Assessment of Thermal Comfort in an Electric Bus Based on Machine Learning Classification
Round 1
Reviewer 1 Report
To start with, I would like to thank authors for their work in terms of interesting topic and well written article.
The paper under my reviewing is devoted to using different Machine Learning approaches for binary classification problem: to predict a group of thermal sensation of bus passengers. Authors collected a dataset with 12 features and 284 objects, fitted 7 ML models (Artificial Neural Network, Random Forest, Adaptive Boosting, k-nearest neighbors, Support Vector Machine, SVM Linear, SVM Polynomnial, SVM Radial Basis Function. checked the F1 metrics, compared with Predicted Mean Vote (PMV) model with a threshold at 0.5 and 1.5.
Positive sides of paper:
· The theme of article is in the scope of journal “Applied Science “
· The research is carried out as accepted in scientific society
· There are all essential sections, methodology is well written and easy to follow the work of authors.
· Abstract is adequate to article content
· Conclusion give the main findings
· References are sufficient and up-to-date
· Material is cohesive and coherence
· Figures are clear
· Used English is at high level, text is easy to read.

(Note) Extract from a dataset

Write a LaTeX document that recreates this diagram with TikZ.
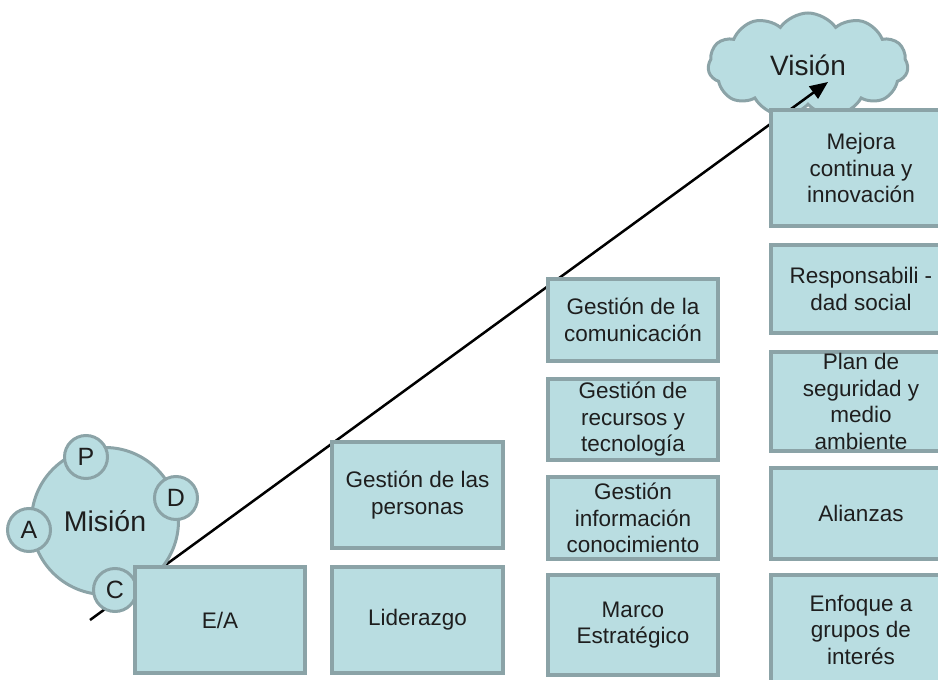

In general, I liked the paper from the point of presentation of the material and how all the stages were described. However, I have some concerns:
1. What is the contribution to the field? Is it possible to field implementation? I guess the set binary classification will not enough.
2. Other types of buses can be considered for your approaches? I think such an attention to “electrical bus” is excessive. No used features are unique to “electrical bus”. Please, change the title.
3. It will be positive and useful to provide EDA. Show histograms of values in the context of the target, conduct a correlation analysis.
4. Lines 264-267 “To achieve a better estimation and discard the possibility of obtaining better results based on the data selected for training, the train-test split and fitting was randomly repeated 100 times. Additionally, random seeds are used to ensure that the same train-test splits are employed for all the classifiers.” What means 100 times? Why was it necessary to do train-test split 100 times?
5. Additionally to F1 score, error matrix for best model(s) could be a good presentation of model quality.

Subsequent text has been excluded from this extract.